§ **Exercise requirements**
Repeat, exactly and in full, the lines of the listing below, but without any pictures.

§ **Dataset extract**
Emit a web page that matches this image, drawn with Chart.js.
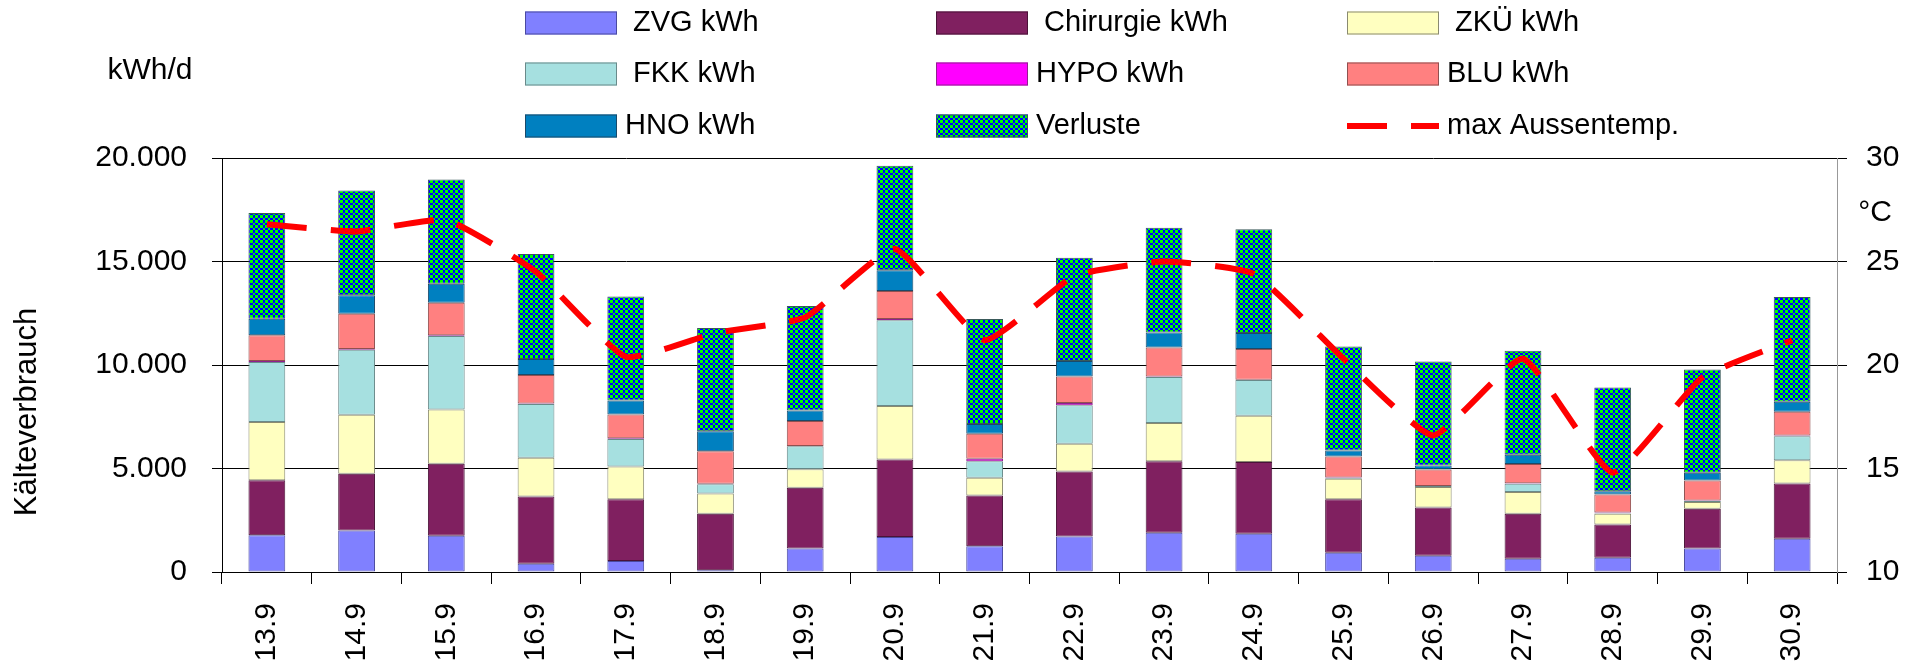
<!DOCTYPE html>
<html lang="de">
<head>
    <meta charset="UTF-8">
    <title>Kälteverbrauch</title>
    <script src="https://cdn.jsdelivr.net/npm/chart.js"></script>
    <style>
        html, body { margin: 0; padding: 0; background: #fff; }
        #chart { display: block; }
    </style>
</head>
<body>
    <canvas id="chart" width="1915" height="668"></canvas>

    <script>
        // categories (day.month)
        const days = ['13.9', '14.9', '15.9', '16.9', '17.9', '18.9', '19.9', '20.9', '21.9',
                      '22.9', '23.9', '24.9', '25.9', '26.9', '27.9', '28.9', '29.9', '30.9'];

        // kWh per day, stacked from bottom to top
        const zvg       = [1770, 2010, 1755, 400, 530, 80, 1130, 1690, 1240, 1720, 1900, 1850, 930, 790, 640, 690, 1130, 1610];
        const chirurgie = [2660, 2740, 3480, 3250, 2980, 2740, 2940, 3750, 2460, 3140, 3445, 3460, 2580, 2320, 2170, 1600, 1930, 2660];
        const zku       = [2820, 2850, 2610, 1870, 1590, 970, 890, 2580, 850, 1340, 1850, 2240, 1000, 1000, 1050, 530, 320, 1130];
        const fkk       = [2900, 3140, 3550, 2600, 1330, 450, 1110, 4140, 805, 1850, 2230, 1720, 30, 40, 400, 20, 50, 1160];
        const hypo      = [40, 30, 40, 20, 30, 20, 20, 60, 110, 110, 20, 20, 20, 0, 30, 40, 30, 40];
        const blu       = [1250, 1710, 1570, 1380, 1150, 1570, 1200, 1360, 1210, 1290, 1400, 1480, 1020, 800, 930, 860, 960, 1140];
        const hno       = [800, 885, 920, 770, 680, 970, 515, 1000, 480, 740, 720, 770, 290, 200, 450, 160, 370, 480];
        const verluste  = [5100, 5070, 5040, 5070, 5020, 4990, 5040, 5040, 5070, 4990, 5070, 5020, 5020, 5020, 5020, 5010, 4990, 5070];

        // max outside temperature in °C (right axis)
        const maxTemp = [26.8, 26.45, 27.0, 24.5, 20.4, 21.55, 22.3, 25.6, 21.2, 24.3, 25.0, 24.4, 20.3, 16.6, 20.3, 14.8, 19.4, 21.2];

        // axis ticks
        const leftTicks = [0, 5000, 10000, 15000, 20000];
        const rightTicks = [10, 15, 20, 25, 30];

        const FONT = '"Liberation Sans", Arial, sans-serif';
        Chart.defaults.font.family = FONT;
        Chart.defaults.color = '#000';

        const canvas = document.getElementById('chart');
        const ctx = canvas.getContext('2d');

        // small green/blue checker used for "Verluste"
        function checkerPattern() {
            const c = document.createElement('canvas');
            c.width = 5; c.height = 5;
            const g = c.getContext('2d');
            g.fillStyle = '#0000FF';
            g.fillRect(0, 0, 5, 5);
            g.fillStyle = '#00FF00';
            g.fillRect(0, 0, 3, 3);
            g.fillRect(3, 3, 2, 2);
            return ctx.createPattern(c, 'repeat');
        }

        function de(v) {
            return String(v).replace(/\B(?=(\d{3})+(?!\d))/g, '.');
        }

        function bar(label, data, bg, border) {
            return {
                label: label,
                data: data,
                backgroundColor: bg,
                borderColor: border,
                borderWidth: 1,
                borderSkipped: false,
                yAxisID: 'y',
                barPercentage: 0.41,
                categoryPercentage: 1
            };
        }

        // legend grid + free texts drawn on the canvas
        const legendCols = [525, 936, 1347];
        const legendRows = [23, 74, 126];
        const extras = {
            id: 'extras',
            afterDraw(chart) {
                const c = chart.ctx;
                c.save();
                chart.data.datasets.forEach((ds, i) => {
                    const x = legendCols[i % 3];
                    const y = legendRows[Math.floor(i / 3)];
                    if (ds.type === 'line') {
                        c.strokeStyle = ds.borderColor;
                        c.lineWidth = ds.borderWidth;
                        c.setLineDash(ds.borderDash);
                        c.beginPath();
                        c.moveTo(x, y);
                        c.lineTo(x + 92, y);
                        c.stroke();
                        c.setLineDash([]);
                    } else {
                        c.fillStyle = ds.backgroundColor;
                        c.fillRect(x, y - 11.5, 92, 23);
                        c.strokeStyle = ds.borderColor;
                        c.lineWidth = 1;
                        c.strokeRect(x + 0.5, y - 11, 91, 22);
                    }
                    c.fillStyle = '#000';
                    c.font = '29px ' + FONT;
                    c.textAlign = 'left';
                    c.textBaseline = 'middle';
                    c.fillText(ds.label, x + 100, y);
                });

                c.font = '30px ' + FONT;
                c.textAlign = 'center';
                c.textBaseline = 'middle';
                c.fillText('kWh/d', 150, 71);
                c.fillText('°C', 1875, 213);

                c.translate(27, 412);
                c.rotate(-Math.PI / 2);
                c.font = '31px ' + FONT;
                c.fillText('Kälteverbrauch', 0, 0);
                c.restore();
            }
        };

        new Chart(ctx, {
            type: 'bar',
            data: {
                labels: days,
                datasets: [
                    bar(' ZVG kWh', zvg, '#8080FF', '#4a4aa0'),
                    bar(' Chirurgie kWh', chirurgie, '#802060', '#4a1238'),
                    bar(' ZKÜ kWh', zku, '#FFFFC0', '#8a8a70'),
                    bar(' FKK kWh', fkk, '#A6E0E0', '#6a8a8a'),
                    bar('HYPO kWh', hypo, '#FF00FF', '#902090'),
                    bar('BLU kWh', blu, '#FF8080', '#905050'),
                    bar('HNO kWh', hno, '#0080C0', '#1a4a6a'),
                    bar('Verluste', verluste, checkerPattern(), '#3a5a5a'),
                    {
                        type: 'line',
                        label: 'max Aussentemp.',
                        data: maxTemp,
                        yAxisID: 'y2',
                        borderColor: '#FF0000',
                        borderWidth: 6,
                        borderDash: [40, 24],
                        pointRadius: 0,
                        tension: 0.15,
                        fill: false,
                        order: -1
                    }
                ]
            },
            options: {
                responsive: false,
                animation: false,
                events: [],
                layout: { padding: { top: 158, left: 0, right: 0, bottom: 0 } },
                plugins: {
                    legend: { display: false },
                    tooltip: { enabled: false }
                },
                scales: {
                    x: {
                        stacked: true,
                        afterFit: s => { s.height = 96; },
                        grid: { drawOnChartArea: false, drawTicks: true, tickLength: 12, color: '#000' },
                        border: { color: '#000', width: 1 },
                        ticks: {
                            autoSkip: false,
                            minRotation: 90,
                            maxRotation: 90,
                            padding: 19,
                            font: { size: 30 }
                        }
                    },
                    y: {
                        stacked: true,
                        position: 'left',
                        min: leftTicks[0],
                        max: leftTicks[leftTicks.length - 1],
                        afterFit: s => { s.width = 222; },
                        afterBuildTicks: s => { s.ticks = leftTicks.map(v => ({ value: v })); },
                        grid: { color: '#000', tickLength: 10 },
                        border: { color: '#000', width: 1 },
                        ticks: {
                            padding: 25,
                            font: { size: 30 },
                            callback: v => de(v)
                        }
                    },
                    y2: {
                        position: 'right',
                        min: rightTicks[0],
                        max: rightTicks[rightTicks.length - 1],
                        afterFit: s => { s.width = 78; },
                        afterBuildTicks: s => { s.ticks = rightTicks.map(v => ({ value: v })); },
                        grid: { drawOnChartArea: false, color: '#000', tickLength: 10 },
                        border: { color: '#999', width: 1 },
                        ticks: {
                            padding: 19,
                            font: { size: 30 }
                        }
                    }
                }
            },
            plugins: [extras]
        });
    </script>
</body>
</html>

§ **Answer for this exercise**
Emit a web page that matches this image, drawn with Chart.js.
<!DOCTYPE html>
<html lang="de">
<head>
    <meta charset="UTF-8">
    <title>Kälteverbrauch</title>
    <script src="https://cdn.jsdelivr.net/npm/chart.js"></script>
    <style>
        html, body { margin: 0; padding: 0; background: #fff; }
        #chart { display: block; }
    </style>
</head>
<body>
    <canvas id="chart" width="1915" height="668"></canvas>

    <script>
        // categories (day.month)
        const days = ['13.9', '14.9', '15.9', '16.9', '17.9', '18.9', '19.9', '20.9', '21.9',
                      '22.9', '23.9', '24.9', '25.9', '26.9', '27.9', '28.9', '29.9', '30.9'];

        // kWh per day, stacked from bottom to top
        const zvg       = [1770, 2010, 1755, 400, 530, 80, 1130, 1690, 1240, 1720, 1900, 1850, 930, 790, 640, 690, 1130, 1610];
        const chirurgie = [2660, 2740, 3480, 3250, 2980, 2740, 2940, 3750, 2460, 3140, 3445, 3460, 2580, 2320, 2170, 1600, 1930, 2660];
        const zku       = [2820, 2850, 2610, 1870, 1590, 970, 890, 2580, 850, 1340, 1850, 2240, 1000, 1000, 1050, 530, 320, 1130];
        const fkk       = [2900, 3140, 3550, 2600, 1330, 450, 1110, 4140, 805, 1850, 2230, 1720, 30, 40, 400, 20, 50, 1160];
        const hypo      = [40, 30, 40, 20, 30, 20, 20, 60, 110, 110, 20, 20, 20, 0, 30, 40, 30, 40];
        const blu       = [1250, 1710, 1570, 1380, 1150, 1570, 1200, 1360, 1210, 1290, 1400, 1480, 1020, 800, 930, 860, 960, 1140];
        const hno       = [800, 885, 920, 770, 680, 970, 515, 1000, 480, 740, 720, 770, 290, 200, 450, 160, 370, 480];
        const verluste  = [5100, 5070, 5040, 5070, 5020, 4990, 5040, 5040, 5070, 4990, 5070, 5020, 5020, 5020, 5020, 5010, 4990, 5070];

        // max outside temperature in °C (right axis)
        const maxTemp = [26.8, 26.45, 27.0, 24.5, 20.4, 21.55, 22.3, 25.6, 21.2, 24.3, 25.0, 24.4, 20.3, 16.6, 20.3, 14.8, 19.4, 21.2];

        // axis ticks
        const leftTicks = [0, 5000, 10000, 15000, 20000];
        const rightTicks = [10, 15, 20, 25, 30];

        const FONT = '"Liberation Sans", Arial, sans-serif';
        Chart.defaults.font.family = FONT;
        Chart.defaults.color = '#000';

        const canvas = document.getElementById('chart');
        const ctx = canvas.getContext('2d');

        // small green/blue checker used for "Verluste"
        function checkerPattern() {
            const c = document.createElement('canvas');
            c.width = 5; c.height = 5;
            const g = c.getContext('2d');
            g.fillStyle = '#0000FF';
            g.fillRect(0, 0, 5, 5);
            g.fillStyle = '#00FF00';
            g.fillRect(0, 0, 3, 3);
            g.fillRect(3, 3, 2, 2);
            return ctx.createPattern(c, 'repeat');
        }

        function de(v) {
            return String(v).replace(/\B(?=(\d{3})+(?!\d))/g, '.');
        }

        function bar(label, data, bg, border) {
            return {
                label: label,
                data: data,
                backgroundColor: bg,
                borderColor: border,
                borderWidth: 1,
                borderSkipped: false,
                yAxisID: 'y',
                barPercentage: 0.41,
                categoryPercentage: 1
            };
        }

        // legend grid + free texts drawn on the canvas
        const legendCols = [525, 936, 1347];
        const legendRows = [23, 74, 126];
        const extras = {
            id: 'extras',
            afterDraw(chart) {
                const c = chart.ctx;
                c.save();
                chart.data.datasets.forEach((ds, i) => {
                    const x = legendCols[i % 3];
                    const y = legendRows[Math.floor(i / 3)];
                    if (ds.type === 'line') {
                        c.strokeStyle = ds.borderColor;
                        c.lineWidth = ds.borderWidth;
                        c.setLineDash(ds.borderDash);
                        c.beginPath();
                        c.moveTo(x, y);
                        c.lineTo(x + 92, y);
                        c.stroke();
                        c.setLineDash([]);
                    } else {
                        c.fillStyle = ds.backgroundColor;
                        c.fillRect(x, y - 11.5, 92, 23);
                        c.strokeStyle = ds.borderColor;
                        c.lineWidth = 1;
                        c.strokeRect(x + 0.5, y - 11, 91, 22);
                    }
                    c.fillStyle = '#000';
                    c.font = '29px ' + FONT;
                    c.textAlign = 'left';
                    c.textBaseline = 'middle';
                    c.fillText(ds.label, x + 100, y);
                });

                c.font = '30px ' + FONT;
                c.textAlign = 'center';
                c.textBaseline = 'middle';
                c.fillText('kWh/d', 150, 71);
                c.fillText('°C', 1875, 213);

                c.translate(27, 412);
                c.rotate(-Math.PI / 2);
                c.font = '31px ' + FONT;
                c.fillText('Kälteverbrauch', 0, 0);
                c.restore();
            }
        };

        new Chart(ctx, {
            type: 'bar',
            data: {
                labels: days,
                datasets: [
                    bar(' ZVG kWh', zvg, '#8080FF', '#4a4aa0'),
                    bar(' Chirurgie kWh', chirurgie, '#802060', '#4a1238'),
                    bar(' ZKÜ kWh', zku, '#FFFFC0', '#8a8a70'),
                    bar(' FKK kWh', fkk, '#A6E0E0', '#6a8a8a'),
                    bar('HYPO kWh', hypo, '#FF00FF', '#902090'),
                    bar('BLU kWh', blu, '#FF8080', '#905050'),
                    bar('HNO kWh', hno, '#0080C0', '#1a4a6a'),
                    bar('Verluste', verluste, checkerPattern(), '#3a5a5a'),
                    {
                        type: 'line',
                        label: 'max Aussentemp.',
                        data: maxTemp,
                        yAxisID: 'y2',
                        borderColor: '#FF0000',
                        borderWidth: 6,
                        borderDash: [40, 24],
                        pointRadius: 0,
                        tension: 0.15,
                        fill: false,
                        order: -1
                    }
                ]
            },
            options: {
                responsive: false,
                animation: false,
                events: [],
                layout: { padding: { top: 158, left: 0, right: 0, bottom: 0 } },
                plugins: {
                    legend: { display: false },
                    tooltip: { enabled: false }
                },
                scales: {
                    x: {
                        stacked: true,
                        afterFit: s => { s.height = 96; },
                        grid: { drawOnChartArea: false, drawTicks: true, tickLength: 12, color: '#000' },
                        border: { color: '#000', width: 1 },
                        ticks: {
                            autoSkip: false,
                            minRotation: 90,
                            maxRotation: 90,
                            padding: 19,
                            font: { size: 30 }
                        }
                    },
                    y: {
                        stacked: true,
                        position: 'left',
                        min: leftTicks[0],
                        max: leftTicks[leftTicks.length - 1],
                        afterFit: s => { s.width = 222; },
                        afterBuildTicks: s => { s.ticks = leftTicks.map(v => ({ value: v })); },
                        grid: { color: '#000', tickLength: 10 },
                        border: { color: '#000', width: 1 },
                        ticks: {
                            padding: 25,
                            font: { size: 30 },
                            callback: v => de(v)
                        }
                    },
                    y2: {
                        position: 'right',
                        min: rightTicks[0],
                        max: rightTicks[rightTicks.length - 1],
                        afterFit: s => { s.width = 78; },
                        afterBuildTicks: s => { s.ticks = rightTicks.map(v => ({ value: v })); },
                        grid: { drawOnChartArea: false, color: '#000', tickLength: 10 },
                        border: { color: '#999', width: 1 },
                        ticks: {
                            padding: 19,
                            font: { size: 30 }
                        }
                    }
                }
            },
            plugins: [extras]
        });
    </script>
</body>
</html>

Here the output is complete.